You may have read Guardian (UK) writer George Monbiot’s blog yesterday, It will take more than goodwill and greenwash to save the biosphere, which is based on an interview with Shell CEO Jeroen van der Veer. In fact some of the interview is included as a video clip.
What is presented is an interesting discussion on the role of companies, the environmental integrity of investments and the direction that companies should invest in for the good of the planet. But the stark reality of the world in which we live and the system that we have collectively chosen to support our lives is that it is opportunity based. Where an opportunity exists, it will be seized and value extracted – that is the nature of our society. But we have also learned over many centuries that rules and laws are good things. They modify behaviour and ensure that commercialization of opportunity doesn’t in itself destroy value elsewhere. The same rules should apply everybody, for reasons of fairness. Good rules and laws may even open up new opportunities within which others can prosper. But it seems that we are still learning – clearly the rules within our financial system are still not quite robust enough.

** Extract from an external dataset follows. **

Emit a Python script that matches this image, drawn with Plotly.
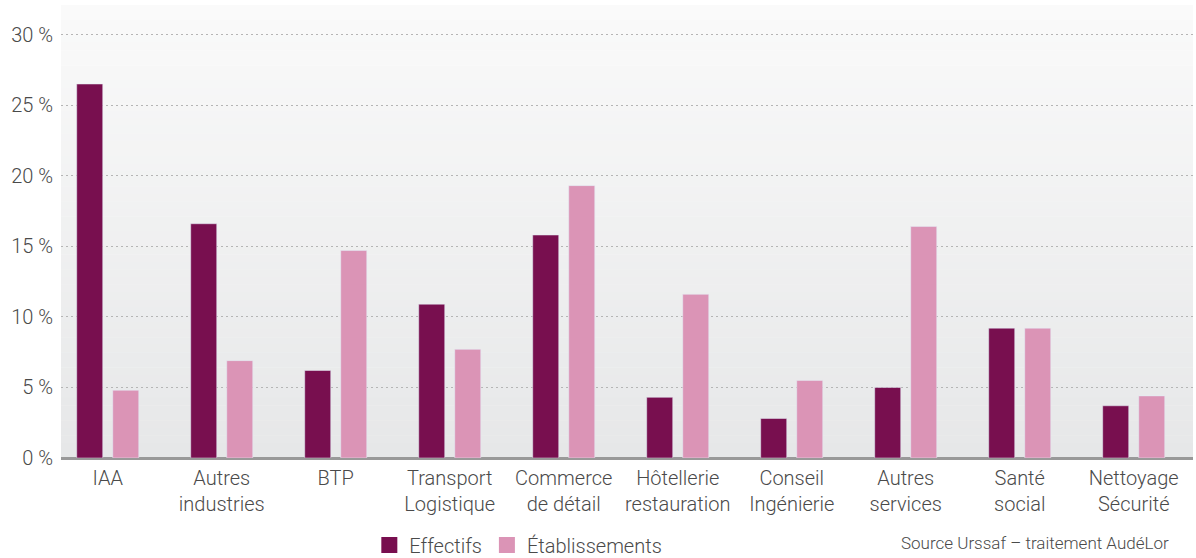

The application of rules and laws applies to the environment as well. Lord Nicholas Stern clearly showed in The Stern Team Review that the development and use of abundant energy today is destroying future value, because todays CO2 emissions will have an impact down the line through climate change. So, the rules of the game need to change.
Over the past year in particular, and there will be even more in 2009, I have been busy with a number of colleagues in Shell seeking the necessary rule changes in the energy system, such that business will seize the opportunity presented by the demand for energy in a different way. We strongly believe that a market based rule system, with an emissions trading system at its core, is the way forward to address the issue of CO2 emissions. We also believe that standards should be set for vehicle efficiency, that vehicle fuels should be targeted with a declining CO2 footprint and that a high level target for the use of renewable energy is needed. The people in Shell believe that our company can prosper under a new set of rules. Most of this rule set is now in place in the EU. That is good – but global will be better.
In the Monbiot article, the Shell investment in Canadian oil sands is challenged. But this is an opportunity that many Canadians want to develop. So how do we square this off with environmental concerns – the answer is simple, change the rules. We think that Canada should introduce an EU style emissions trading system, ideally as part of a broader North American approach. With a declining cap (to deliver, for example, the Obama pledge of an 80% reduction by 2050), oil sands will have to find a new way forward. Carbon dioxide capture and storage may be one solution, allowing continued growth. Or maybe the solution doesn’t present itself, in which case oil sands development will plateau and decline.
Either way, changing the rules is the way forward. George Monbiot said as much in the last line of his blog as well.